Skip all pictures. Write out the data below from its first line through the line that contains "from bokeh.resources import INLINE".
==*==
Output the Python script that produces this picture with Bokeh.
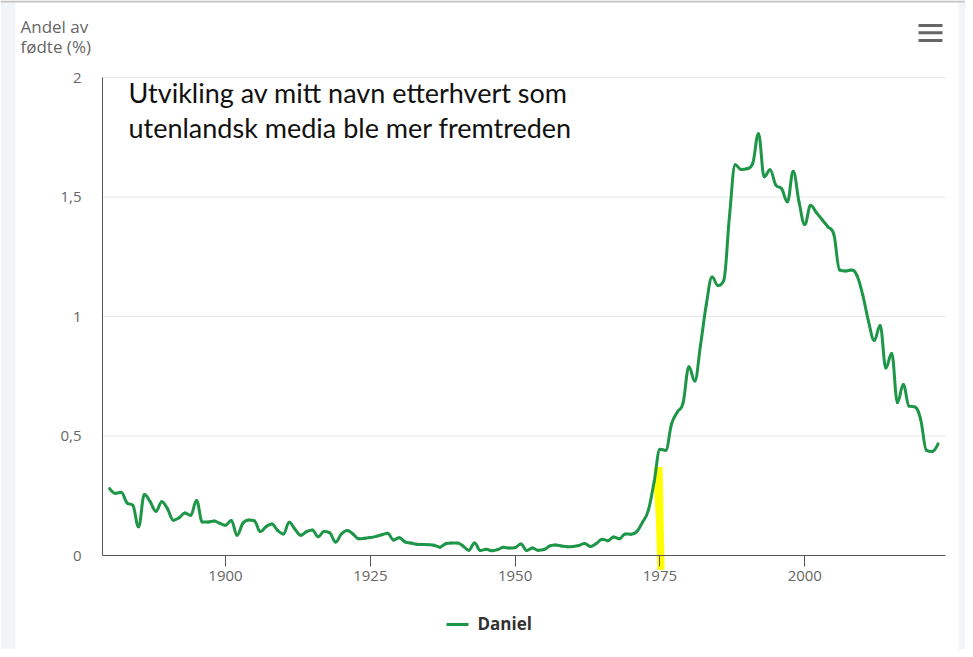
import numpy as np
from bokeh.plotting import figure
from bokeh.models import (FixedTicker, Label, PolyAnnotation, BoxAnnotation, Range1d,
                          LinearAxis)
from bokeh.embed import file_html
from bokeh.resources import INLINE

# ---------------- data ----------------
years = list(range(1880, 2024))
share_daniel = [
    0.28, 0.26, 0.265, 0.22, 0.21, 0.12, 0.255, 0.225, 0.185, 0.225,      # 1880-1889
    0.195, 0.148, 0.158, 0.178, 0.168, 0.23, 0.14, 0.14, 0.144, 0.135,    # 1890-1899
    0.127, 0.146, 0.085, 0.135, 0.149, 0.145, 0.10, 0.12, 0.132, 0.105,   # 1900-1909
    0.09, 0.139, 0.11, 0.085, 0.10, 0.107, 0.078, 0.10, 0.095, 0.056,     # 1910-1919
    0.09, 0.105, 0.09, 0.07, 0.072, 0.075, 0.08, 0.087, 0.093, 0.065,     # 1920-1929
    0.074, 0.057, 0.052, 0.047, 0.046, 0.045, 0.043, 0.035, 0.049, 0.052, # 1930-1939
    0.052, 0.04, 0.022, 0.052, 0.021, 0.026, 0.02, 0.025, 0.034, 0.031,   # 1940-1949
    0.033, 0.048, 0.021, 0.031, 0.022, 0.025, 0.04, 0.044, 0.04, 0.037,   # 1950-1959
    0.038, 0.042, 0.05, 0.038, 0.05, 0.068, 0.062, 0.077, 0.07, 0.09,     # 1960-1969
    0.089, 0.10, 0.14, 0.19, 0.31, 0.445, 0.44, 0.55, 0.60, 0.64,         # 1970-1979
    0.79, 0.73, 0.88, 1.05, 1.165, 1.13, 1.15, 1.42, 1.635, 1.615,        # 1980-1989
    1.618, 1.64, 1.765, 1.585, 1.614, 1.55, 1.535, 1.48, 1.608, 1.48,     # 1990-1999
    1.385, 1.465, 1.435, 1.405, 1.375, 1.345, 1.195, 1.19, 1.195, 1.172,  # 2000-2009
    1.09, 0.98, 0.90, 0.962, 0.785, 0.845, 0.64, 0.715, 0.625, 0.622,     # 2010-2019
    0.57, 0.44, 0.435, 0.467,                                             # 2020-2023
]
series_name = "Daniel"

x_axis_min, x_axis_max = 1878.77, 2024.29
y_axis_min, y_axis_max = 0, 2
x_ticks = [1900, 1925, 1950, 1975, 2000]
y_ticks = [0, 0.5, 1, 1.5, 2]
y_tick_labels = ["0", "0,5", "1", "1,5", "2"]

# hand-drawn yellow highlight near 1975
highlight_x = [1973.95, 1975.45, 1975.6, 1975.8, 1974.55, 1974.3, 1973.95]
highlight_y = [0.37, 0.37, 0.20, -0.06, -0.06, 0.15, 0.30]

title_lines = ["Utvikling av mitt navn etterhvert som",
               "utenlandsk media ble mer fremtreden"]
y_title_lines = ["Andel av", "fødte (%)"]

# ------------- spline rendering (Highcharts-style smoothing) -------------
def spline_segments(xs, ys, smoothing=1.5):
    x = np.asarray(xs, float)
    y = np.asarray(ys, float)
    n = len(x)
    lcx, lcy = x.copy(), y.copy()
    rcx, rcy = x.copy(), y.copy()
    d = smoothing + 1
    for i in range(1, n - 1):
        lx = (smoothing * x[i] + x[i - 1]) / d
        ly = (smoothing * y[i] + y[i - 1]) / d
        rx = (smoothing * x[i] + x[i + 1]) / d
        ry = (smoothing * y[i] + y[i + 1]) / d
        if rx != lx:
            corr = (ry - ly) * (rx - x[i]) / (rx - lx) + y[i] - ry
            ly += corr
            ry += corr
        if ly > max(y[i - 1], y[i]):
            ly = max(y[i - 1], y[i]); ry = 2 * y[i] - ly
        elif ly < min(y[i - 1], y[i]):
            ly = min(y[i - 1], y[i]); ry = 2 * y[i] - ly
        if ry > max(y[i + 1], y[i]):
            ry = max(y[i + 1], y[i]); ly = 2 * y[i] - ry
        elif ry < min(y[i + 1], y[i]):
            ry = min(y[i + 1], y[i]); ly = 2 * y[i] - ry
        lcx[i], lcy[i], rcx[i], rcy[i] = lx, ly, rx, ry
    return dict(x0=x[:-1], y0=y[:-1], x1=x[1:], y1=y[1:],
                cx0=rcx[:-1], cy0=rcy[:-1], cx1=lcx[1:], cy1=lcy[1:])

# ---------------- layout geometry (page pixels) ----------------
W, H = 965, 649
PL, PR, PT, PB = 102, 945, 77, 555      # plot-area edges
xs_ = (x_axis_max - x_axis_min) / (PR - PL)
ys_ = (y_axis_max - y_axis_min) / (PB - PT)
x_range = Range1d(x_axis_min - PL * xs_, x_axis_max + (W - PR) * xs_)
y_range = Range1d(y_axis_min - (H - PB) * ys_, y_axis_max + PT * ys_)

p = figure(width=W, height=H, output_backend="svg", toolbar_location=None,
           x_range=x_range, y_range=y_range,
           x_axis_location=None, y_axis_location=None,
           min_border=0, background_fill_color="white",
           border_fill_color="white", outline_line_color=None)
p.grid.visible = False

FONT = "Open Sans"
GREEN = "#1e9648"
AXIS = "#555555"

xaxis = LinearAxis(fixed_location=y_axis_min, bounds=(x_axis_min, x_axis_max),
                   ticker=FixedTicker(ticks=x_ticks))
yaxis = LinearAxis(fixed_location=x_axis_min, bounds=(y_axis_min, y_axis_max),
                   ticker=FixedTicker(ticks=y_ticks),
                   major_label_overrides={t: l for t, l in zip(y_ticks, y_tick_labels)})
for ax in (xaxis, yaxis):
    ax.axis_line_color = AXIS
    ax.axis_line_width = 1
    ax.major_tick_line_color = AXIS
    ax.minor_tick_line_color = None
    ax.major_label_text_font = FONT
    ax.major_label_text_font_size = "15px"
    ax.major_label_text_color = "#666666"
    ax.major_tick_in = 0
xaxis.major_tick_out = 11
xaxis.major_label_standoff = 4
yaxis.major_tick_out = 0
yaxis.major_label_standoff = 21
p.add_layout(xaxis, "below")
p.add_layout(yaxis, "left")

# horizontal grid lines at the y ticks (plot-area width only)
grid_y = [t for t in y_ticks if t != y_axis_min]
p.segment(x0=[x_axis_min] * len(grid_y), y0=grid_y,
          x1=[x_axis_max] * len(grid_y), y1=grid_y,
          line_color="#e6e6e6", line_width=1, level="underlay")

hl = PolyAnnotation(xs=highlight_x, ys=highlight_y, fill_color="#ffff00",
                    fill_alpha=1.0, line_color=None, level="underlay")
p.add_layout(hl)

seg = spline_segments(years, share_daniel)
r = p.bezier(x0=seg["x0"], y0=seg["y0"], x1=seg["x1"], y1=seg["y1"],
             cx0=seg["cx0"], cy0=seg["cy0"], cx1=seg["cx1"], cy1=seg["cy1"],
             line_color=GREEN, line_width=3, line_cap="round")

# helper: page pixel -> screen units (canvas bottom-left, y up)
def sx(px):
    return px

def sy(py):
    return H - py

def bar(x0, x1, yc, h, color, level="overlay"):
    p.add_layout(BoxAnnotation(left=sx(x0), right=sx(x1), top=sy(yc - h / 2),
                               bottom=sy(yc + h / 2),
                               left_units="screen", right_units="screen",
                               top_units="screen", bottom_units="screen",
                               fill_color=color, fill_alpha=1, line_color=None,
                               level=level))

# screenshot frame decoration
bar(0, 15, H / 2, H, "#f1f5f8", "underlay")
bar(958, W, H / 2, H, "#f1f5f8", "underlay")
bar(0, W, 1, 2, "#c4c4c4", "underlay")

for i, t in enumerate(title_lines):
    p.add_layout(Label(x=sx(128), y=sy(92 + 35 * i), x_units="screen", y_units="screen",
                       text=t, text_font="Lato", text_font_size="27px",
                       text_color="#111111", text_baseline="alphabetic"))
for i, t in enumerate(y_title_lines):
    p.add_layout(Label(x=sx(20), y=sy(26 + 20 * i), x_units="screen", y_units="screen",
                       text=t, text_font=FONT, text_font_size="17px",
                       text_color="#666666", text_baseline="alphabetic"))

# legend (symbol + label)
bar(446, 468, 624, 3, GREEN)
p.add_layout(Label(x=sx(477), y=sy(623), x_units="screen", y_units="screen",
                   text=series_name, text_font=FONT, text_font_size="17px",
                   text_font_style="bold", text_color="#333333",
                   text_baseline="alphabetic"))

# menu icon
for yc in (25, 32.3, 40):
    bar(918, 942, yc, 3, "#666666")

open("out.html", "w").write(file_html(p, INLINE))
==*==
• Answer to the exercise
Output the Python script that produces this picture with Bokeh.
import numpy as np
from bokeh.plotting import figure
from bokeh.models import (FixedTicker, Label, PolyAnnotation, BoxAnnotation, Range1d,
                          LinearAxis)
from bokeh.embed import file_html
from bokeh.resources import INLINE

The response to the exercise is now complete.